Knowing how your animals will fare over time is an important part of being a wildlife manager. Not all animals live long lives, and sometimes thats by design. Having a long term plan for “long-lived” species such as deer, would be more beneficial than the same type of plan for a spawning cycle of fish for example. A survivorship curve can help you visualize how mortality correlates to age for different types of animals, which is what we’re discussing today.
To begin, survivorship curves are part of a Life Table. Life Tables are a systematic means of describing mortality as it affects various age groups in a population.

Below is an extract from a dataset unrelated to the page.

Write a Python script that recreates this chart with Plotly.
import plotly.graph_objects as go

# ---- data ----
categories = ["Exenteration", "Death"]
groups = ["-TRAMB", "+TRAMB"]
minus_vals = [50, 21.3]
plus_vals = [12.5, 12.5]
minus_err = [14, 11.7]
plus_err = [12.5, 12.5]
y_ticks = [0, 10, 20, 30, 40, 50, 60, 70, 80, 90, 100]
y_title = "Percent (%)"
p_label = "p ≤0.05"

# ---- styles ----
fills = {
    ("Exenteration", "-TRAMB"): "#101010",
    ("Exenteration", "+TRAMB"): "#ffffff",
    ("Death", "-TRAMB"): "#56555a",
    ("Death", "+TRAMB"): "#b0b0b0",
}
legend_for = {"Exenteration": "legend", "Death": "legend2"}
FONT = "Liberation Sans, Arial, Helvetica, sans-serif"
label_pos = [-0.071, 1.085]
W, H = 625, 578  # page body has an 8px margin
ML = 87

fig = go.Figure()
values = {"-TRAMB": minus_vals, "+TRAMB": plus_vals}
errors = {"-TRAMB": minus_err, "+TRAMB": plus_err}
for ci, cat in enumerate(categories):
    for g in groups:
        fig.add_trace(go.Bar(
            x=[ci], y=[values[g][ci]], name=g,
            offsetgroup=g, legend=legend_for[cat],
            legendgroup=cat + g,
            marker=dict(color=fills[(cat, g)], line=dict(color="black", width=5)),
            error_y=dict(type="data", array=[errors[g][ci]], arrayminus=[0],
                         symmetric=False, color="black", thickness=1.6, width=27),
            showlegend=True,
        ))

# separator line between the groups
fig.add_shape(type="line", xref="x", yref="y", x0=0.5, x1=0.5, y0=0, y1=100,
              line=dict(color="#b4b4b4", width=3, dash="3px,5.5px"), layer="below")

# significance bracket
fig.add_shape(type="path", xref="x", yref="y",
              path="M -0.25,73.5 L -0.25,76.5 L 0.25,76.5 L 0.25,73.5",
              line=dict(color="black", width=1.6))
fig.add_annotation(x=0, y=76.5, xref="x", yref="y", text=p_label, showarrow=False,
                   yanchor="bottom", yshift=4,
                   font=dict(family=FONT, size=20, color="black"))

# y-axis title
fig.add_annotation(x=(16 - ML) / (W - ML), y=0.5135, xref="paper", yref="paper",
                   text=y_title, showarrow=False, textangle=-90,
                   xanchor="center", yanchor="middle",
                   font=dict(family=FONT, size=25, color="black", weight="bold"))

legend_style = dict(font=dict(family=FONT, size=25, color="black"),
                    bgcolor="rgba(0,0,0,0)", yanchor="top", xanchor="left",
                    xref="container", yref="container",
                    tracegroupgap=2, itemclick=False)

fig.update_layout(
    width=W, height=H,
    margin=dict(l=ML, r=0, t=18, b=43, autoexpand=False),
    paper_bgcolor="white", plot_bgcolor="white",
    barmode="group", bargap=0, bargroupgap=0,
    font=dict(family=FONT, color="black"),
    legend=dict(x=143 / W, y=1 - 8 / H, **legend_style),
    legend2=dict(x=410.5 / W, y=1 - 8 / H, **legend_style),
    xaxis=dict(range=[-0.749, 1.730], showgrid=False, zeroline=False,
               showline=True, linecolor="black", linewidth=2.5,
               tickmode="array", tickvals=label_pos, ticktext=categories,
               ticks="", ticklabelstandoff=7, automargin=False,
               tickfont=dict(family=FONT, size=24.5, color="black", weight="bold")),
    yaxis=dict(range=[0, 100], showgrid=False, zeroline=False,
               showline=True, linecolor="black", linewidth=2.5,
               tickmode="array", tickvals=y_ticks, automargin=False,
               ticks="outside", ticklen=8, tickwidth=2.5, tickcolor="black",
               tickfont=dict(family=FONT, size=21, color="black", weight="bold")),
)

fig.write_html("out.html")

In other words, a life table is an age-specific summary of the mortality rates operating on a population.
One of the most important parts of a life table is the “Ix” column, which is the number of animals alive at each age level. This data is often graphed as a Survivorship Curve. A survivorship curve is a graphical picture of how animals in a population will generally fare over time.

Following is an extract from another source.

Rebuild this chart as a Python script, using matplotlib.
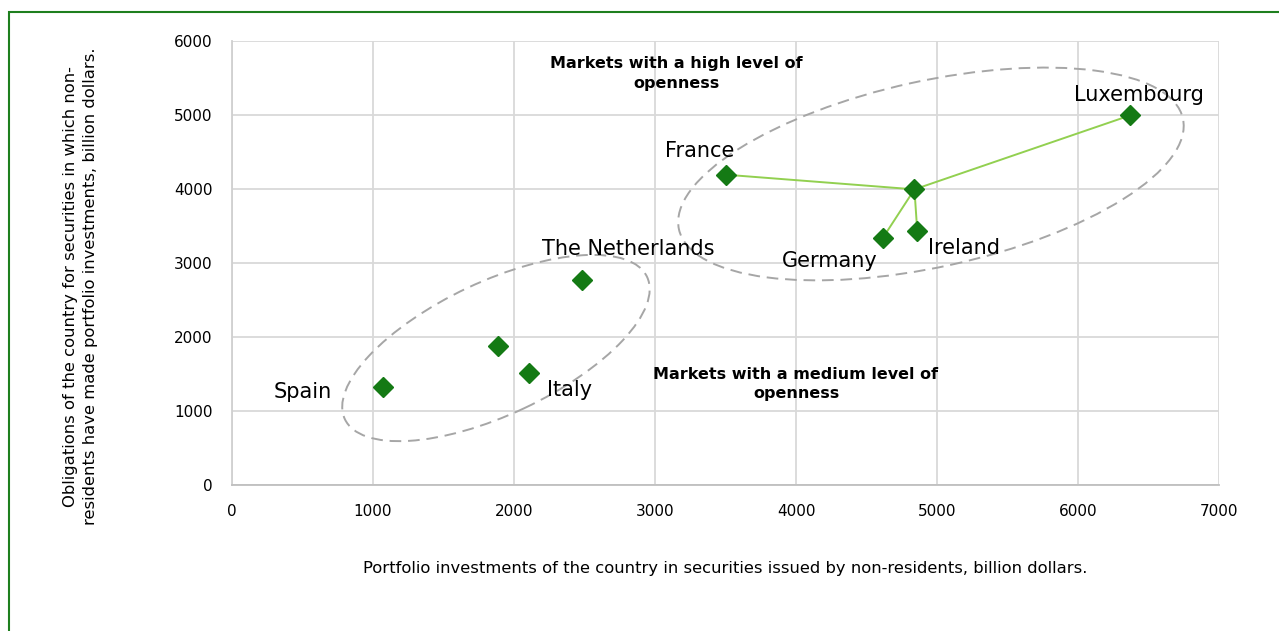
import numpy as np
import matplotlib
matplotlib.use("Agg")
import matplotlib.pyplot as plt
from matplotlib.patches import Ellipse, Rectangle
from matplotlib import transforms

# data (billion dollars)
countries = ["Spain", "", "Italy", "The Netherlands", "France", "", "Germany", "Ireland", "Luxembourg"]
invest_x = [1073, 1887, 2106, 2485, 3504, 4840, 4617, 4860, 6370]
oblig_y = [1330, 1878, 1510, 2770, 4193, 3995, 3342, 3430, 4995]

hub = 5  # the unlabeled point in the high-openness group the lines join
linked = [4, 8, 6, 7]  # France, Luxembourg, Germany, Ireland

# label offsets (points) from each marker
offsets = {
    "Spain": (-58, -4),
    "Italy": (29, -12),
    "The Netherlands": (33, 22),
    "France": (-19, 17),
    "Germany": (-38, -17),
    "Ireland": (34, -12),
    "Luxembourg": (6, 15),
}

plt.rcParams["font.family"] = ["DejaVu Sans"]

fig = plt.figure(figsize=(12.79, 6.31), dpi=100)
ax = fig.add_axes([232 / 1279, 146 / 631, 987 / 1279, 444 / 631])

ax.set_xlim(0, 7000)
ax.set_ylim(0, 6000)
ax.set_xticks(np.arange(0, 7001, 1000))
ax.set_yticks(np.arange(0, 6001, 1000))
ax.grid(True, color="#d9d9d9", linewidth=1.3)
ax.set_axisbelow(True)
for s in ["top", "right"]:
    ax.spines[s].set_visible(False)
ax.spines["left"].set_color("#d0d0d0")
ax.spines["bottom"].set_color("#bfbfbf")
ax.spines["left"].set_linewidth(1.3)
ax.spines["bottom"].set_linewidth(1.3)
ax.tick_params(length=0, labelsize=11, colors="#000000")
ax.tick_params(axis="x", pad=14)
ax.tick_params(axis="y", pad=14)

# connector lines from the hub point
for j in linked:
    ax.plot([invest_x[hub], invest_x[j]], [oblig_y[hub], oblig_y[j]],
            color="#92d050", linewidth=1.4, zorder=2)

ax.plot(invest_x, oblig_y, linestyle="none", marker="D", markersize=10,
        color="#147a14", zorder=3)

for name, x, y in zip(countries, invest_x, oblig_y):
    if name:
        ax.annotate(name, (x, y), xytext=offsets[name], textcoords="offset points",
                    ha="center", va="center", fontsize=15)

# group ellipses: centre in data, size in inches
groups = [
    ((4957, 4203), 5.16, 1.86, 12.4),
    ((1872, 1851), 3.34, 1.33, 25.2),
]
for (cx, cy), w, h, ang in groups:
    tr = fig.dpi_scale_trans + transforms.ScaledTranslation(cx, cy, ax.transData)
    ax.add_patch(Ellipse((0, 0), w, h, angle=ang, transform=tr, fill=False,
                         edgecolor="#a6a6a6", linewidth=1.4, linestyle=(0, (6, 3.5)),
                         zorder=2))

ax.text(3150, 5560, "Markets with a high level of\nopenness", ha="center", va="center",
        fontsize=11.5, fontweight="bold", linespacing=1.35)
ax.text(4000, 1370, "Markets with a medium level of\nopenness", ha="center", va="center",
        fontsize=11.5, fontweight="bold", linespacing=1.35)

ax.set_xlabel("Portfolio investments of the country in securities issued by non-residents, billion dollars.",
              fontsize=11.8, labelpad=30)
ax.set_ylabel("Obligations of the country for securities in which non-\nresidents have made portfolio investments, billion dollars.",
              fontsize=11.8, linespacing=1.4)
ax.yaxis.set_label_coords(-0.136, 0.448)

# chart frame
fig.patches.append(Rectangle((9 / 1279, -0.1), 1.2, (631 - 12) / 631 + 0.1,
                             transform=fig.transFigure, fill=False,
                             edgecolor="#1e7f1e", linewidth=1.5))

fig.savefig("out.png", dpi=100)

There are three types of Survivorship Curves – and remember, this is if the animals are NOT hunted, trapped, or taken by anglers!
- Type I: Populations with very little loss for most of the animals lifespan, and then HIGH losses of older-aged individuals.

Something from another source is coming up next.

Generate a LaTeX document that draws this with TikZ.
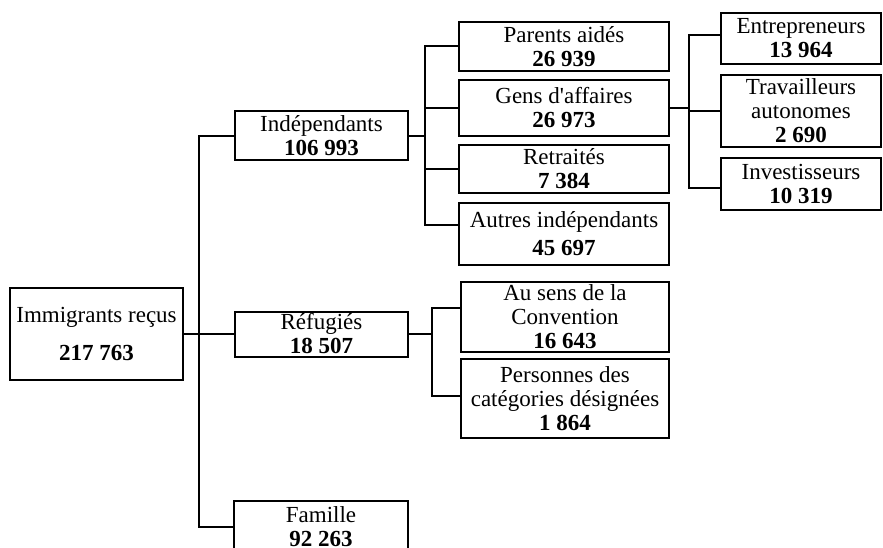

- Example: deer – the older and more mature a buck, the bigger its value to hunters
- Type II: Populations have a constant rate of mortality throughout the animals life – mortality is independent of age.
- Example: Birds
- Type III: These populations face high losses early in life followed by a period of lower and constant mortality as the animals grow older.
- Example: Fish
So how can this help you as a wildlife manager? Knowing how an animal is going to survive helps you determine the best course of action for that species. For example, if you had a large lake or pond and wanted to stock some native fish, would you add only the number you wanted to end up with? No. The rates of natural mortality are so high on fish when they’re young, you’d have to add an exponentially higher number of fry than originally planned, and only a small portion of those would be able to make it to adulthood and your population goals.
When you add in hunting, fishing, and trapping to these numbers, you can see how fine a line you have to walk in order to plan for, and maintain, a wildlife population – something a manager has to do on a daily basis.